━━ MATERIAL ━━

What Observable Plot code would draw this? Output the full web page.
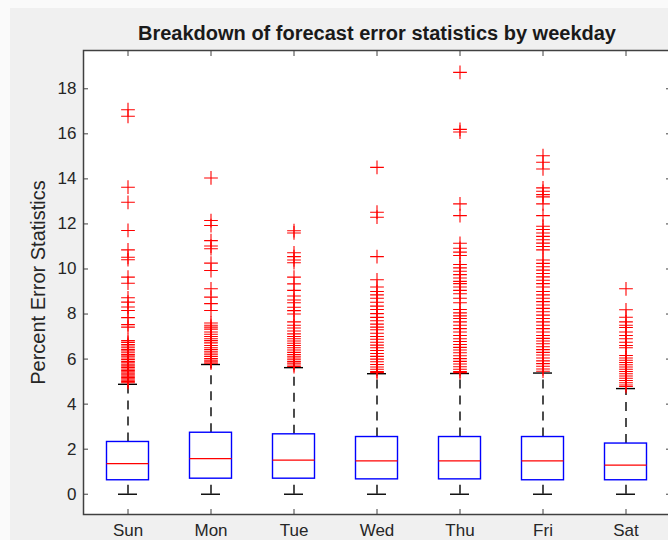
<!DOCTYPE html>
<html>
<head>
<meta charset="utf-8">
<script src="https://cdn.jsdelivr.net/npm/d3@7"></script>
<script src="https://cdn.jsdelivr.net/npm/@observablehq/plot@0.6"></script>
<style>
html, body { margin: 0; padding: 0; background: #fafafa; }
#bg { position: absolute; left: 10px; top: 8px; width: 658px; height: 532px; background: #f0f0f0; }
#chart { position: absolute; left: 0; top: 0; }
</style>
</head>
<body>
<div id="bg"></div>
<div id="chart"></div>
<script>
const title = "Breakdown of forecast error statistics by weekday";
const yLabel = "Percent Error Statistics";
const days = ["Sun", "Mon", "Tue", "Wed", "Thu", "Fri", "Sat"];
const yTicks = [0, 2, 4, 6, 8, 10, 12, 14, 16, 18];

const q1 =          [0.62, 0.69, 0.69, 0.66, 0.66, 0.62, 0.62];
const median =      [1.36, 1.58, 1.51, 1.48, 1.48, 1.48, 1.29];
const q3 =          [2.32, 2.73, 2.66, 2.54, 2.54, 2.54, 2.25];
const whiskerLow =  [0, 0, 0, 0, 0, 0, 0];
const whiskerHigh = [4.88, 5.76, 5.62, 5.35, 5.36, 5.38, 4.69];

const outliersSun = [17.07, 16.78, 13.63, 12.96, 11.71, 10.85, 10.52, 10.41, 9.64, 9.37, 8.72, 8.53, 8.31, 8.16, 7.84, 7.53, 7.42,
  6.82, 6.74, 6.65, 6.58, 6.5, 6.42, 6.36, 6.28, 6.2, 6.13, 6.05, 5.98, 5.9, 5.84, 5.77, 5.7, 5.63, 5.56, 5.5, 5.43, 5.37, 5.3, 5.24, 5.18, 5.12, 5.06, 5.0, 4.95];
const outliersMon = [14.04, 12.15, 11.93, 11.26, 11.02, 10.9, 10.26, 9.93, 9.12, 8.75, 8.46, 8.16,
  7.6, 7.5, 7.42, 7.33, 7.2, 7.1, 7.0, 6.9, 6.82, 6.72, 6.6, 6.5, 6.42, 6.32, 6.22, 6.12, 6.02, 5.95, 5.88, 5.82];
const outliersTue = [11.7, 11.6, 10.72, 10.55, 10.4, 10.28, 9.64, 9.34, 9.05, 8.8, 8.62, 8.5, 8.3, 8.15, 8.0,
  7.65, 7.5, 7.38, 7.25, 7.12, 7.0, 6.9, 6.8, 6.7, 6.6, 6.5, 6.4, 6.3, 6.2, 6.1, 6.0, 5.9, 5.82, 5.74, 5.67];
const outliersWed = [14.51, 12.52, 12.3, 10.55, 9.52, 9.2, 9.0, 8.85, 8.7, 8.52, 8.35, 8.2, 8.02, 7.85, 7.7, 7.55, 7.42,
  7.3, 7.15, 7.0, 6.88, 6.75, 6.62, 6.5, 6.38, 6.25, 6.12, 6.0, 5.88, 5.76, 5.65, 5.55, 5.45, 5.4];
const outliersThu = [18.73, 16.2, 16.08, 12.89, 12.37, 11.14, 10.92, 10.75, 10.6, 10.2, 10.05, 9.9, 9.75, 9.6, 9.45, 9.35,
  9.2, 9.05, 8.9, 8.7, 8.5, 8.2, 8.05, 7.92, 7.8, 7.65, 7.5, 7.35, 7.2, 7.05, 6.9, 6.78, 6.65, 6.52, 6.4, 6.28, 6.15, 6.02,
  5.9, 5.78, 5.66, 5.55, 5.45, 5.4];
const outliersFri = [15.03, 14.74, 14.44, 13.6, 13.45, 13.3, 13.2, 12.89, 12.37, 11.9, 11.75, 11.6, 11.45, 11.3, 11.15, 11.0,
  10.85, 10.4, 10.25, 10.1, 9.95, 9.8, 9.65, 9.5, 9.35, 9.2, 9.0, 8.85, 8.7, 8.55, 8.4, 8.25, 8.1, 7.95, 7.8, 7.65, 7.5,
  7.35, 7.2, 7.05, 6.92, 6.8, 6.68, 6.55, 6.42, 6.3, 6.18, 6.05, 5.92, 5.8, 5.68, 5.56, 5.46];
const outliersSat = [9.12, 8.19, 7.86, 7.65, 7.5, 7.4, 7.2, 7.05, 6.9, 6.75, 6.6, 6.5, 6.16, 6.05, 5.95, 5.85, 5.75, 5.65,
  5.55, 5.45, 5.35, 5.25, 5.15, 5.05, 4.95, 4.85, 4.78];

const outlierLists = [outliersSun, outliersMon, outliersTue, outliersWed, outliersThu, outliersFri, outliersSat];

const boxes = days.map((d, i) => ({day: d, q1: q1[i], median: median[i], q3: q3[i], lo: whiskerLow[i], hi: whiskerHigh[i]}));
const outlierTable = days.flatMap((d, i) => outlierLists[i].map(v => ({day: d, value: v})));

const axisColor = "#404040";
const dash = "9,7";
const blank = () => "";

const chart = Plot.plot({
  width: 668,
  height: 540,
  marginLeft: 83,
  marginRight: -2,
  marginTop: 50,
  marginBottom: 26,
  style: {fontFamily: "Liberation Sans, Arial, sans-serif", fontSize: "17px", color: "#262626", background: "transparent", overflow: "visible"},
  x: {type: "band", domain: days, padding: 0},
  y: {domain: [-0.9, 19.7]},
  marks: [
    Plot.frame({fill: "white"}),
    Plot.ruleX(boxes, {x: "day", y1: "q3", y2: "hi", stroke: "#000", strokeWidth: 1.4, strokeDasharray: dash}),
    Plot.ruleX(boxes, {x: "day", y1: "lo", y2: "q1", stroke: "#000", strokeWidth: 1.4, strokeDasharray: dash}),
    Plot.tickY(boxes, {x: "day", y: "hi", insetLeft: 32, insetRight: 32, stroke: "#000", strokeWidth: 1.4}),
    Plot.tickY(boxes, {x: "day", y: "lo", insetLeft: 32, insetRight: 32, stroke: "#000", strokeWidth: 1.4}),
    Plot.barY(boxes, {x: "day", y1: "q1", y2: "q3", insetLeft: 20.5, insetRight: 20.5, fill: "none", stroke: "#0000ff", strokeWidth: 1.4}),
    Plot.tickY(boxes, {x: "day", y: "median", insetLeft: 20.5, insetRight: 20.5, stroke: "#ff0000", strokeWidth: 1.3}),
    Plot.dot(outlierTable, {x: "day", y: "value", symbol: "plus", r: 4.5, stroke: "#ff0000", strokeWidth: 1.1}),
    Plot.axisY(yTicks, {anchor: "left", tickSize: 0, tickPadding: 7, label: null, fontSize: 17}),
    Plot.axisY(yTicks, {anchor: "left", tickSize: 5, dx: 5, tickFormat: blank, label: null, stroke: axisColor}),
    Plot.axisY(yTicks, {anchor: "right", tickSize: 5, dx: -5, tickFormat: blank, label: null, stroke: axisColor}),
    Plot.axisX({anchor: "bottom", tickSize: 0, tickPadding: 9, label: null, fontSize: 17}),
    Plot.axisX({anchor: "bottom", tickSize: 5, dy: -5, tickFormat: blank, label: null, stroke: axisColor}),
    Plot.axisX({anchor: "top", tickSize: 5, dy: 5, tickFormat: blank, label: null, stroke: axisColor}),
    Plot.frame({stroke: axisColor, strokeWidth: 1.5}),
    Plot.text([title], {frameAnchor: "top", lineAnchor: "middle", textAnchor: "middle", dy: -17, fontSize: 20, fontWeight: "bold", fill: "#1a1a1a"}),
    Plot.text([yLabel], {frameAnchor: "left", lineAnchor: "middle", textAnchor: "middle", dx: -45, rotate: -90, fontSize: 20, fill: "#262626"})
  ]
});
document.getElementById("chart").appendChild(chart);
</script>
</body>
</html>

━━━

Begin at the top of the material above and output each line exactly, stopping after the line that holds "const whiskerHigh = [4.88, 5.76, 5.62, 5.35, 5.36, 5.38, 4.69];". Leave out pictures.

What Observable Plot code would draw this? Output the full web page.
<!DOCTYPE html>
<html>
<head>
<meta charset="utf-8">
<script src="https://cdn.jsdelivr.net/npm/d3@7"></script>
<script src="https://cdn.jsdelivr.net/npm/@observablehq/plot@0.6"></script>
<style>
html, body { margin: 0; padding: 0; background: #fafafa; }
#bg { position: absolute; left: 10px; top: 8px; width: 658px; height: 532px; background: #f0f0f0; }
#chart { position: absolute; left: 0; top: 0; }
</style>
</head>
<body>
<div id="bg"></div>
<div id="chart"></div>
<script>
const title = "Breakdown of forecast error statistics by weekday";
const yLabel = "Percent Error Statistics";
const days = ["Sun", "Mon", "Tue", "Wed", "Thu", "Fri", "Sat"];
const yTicks = [0, 2, 4, 6, 8, 10, 12, 14, 16, 18];

const q1 =          [0.62, 0.69, 0.69, 0.66, 0.66, 0.62, 0.62];
const median =      [1.36, 1.58, 1.51, 1.48, 1.48, 1.48, 1.29];
const q3 =          [2.32, 2.73, 2.66, 2.54, 2.54, 2.54, 2.25];
const whiskerLow =  [0, 0, 0, 0, 0, 0, 0];
const whiskerHigh = [4.88, 5.76, 5.62, 5.35, 5.36, 5.38, 4.69];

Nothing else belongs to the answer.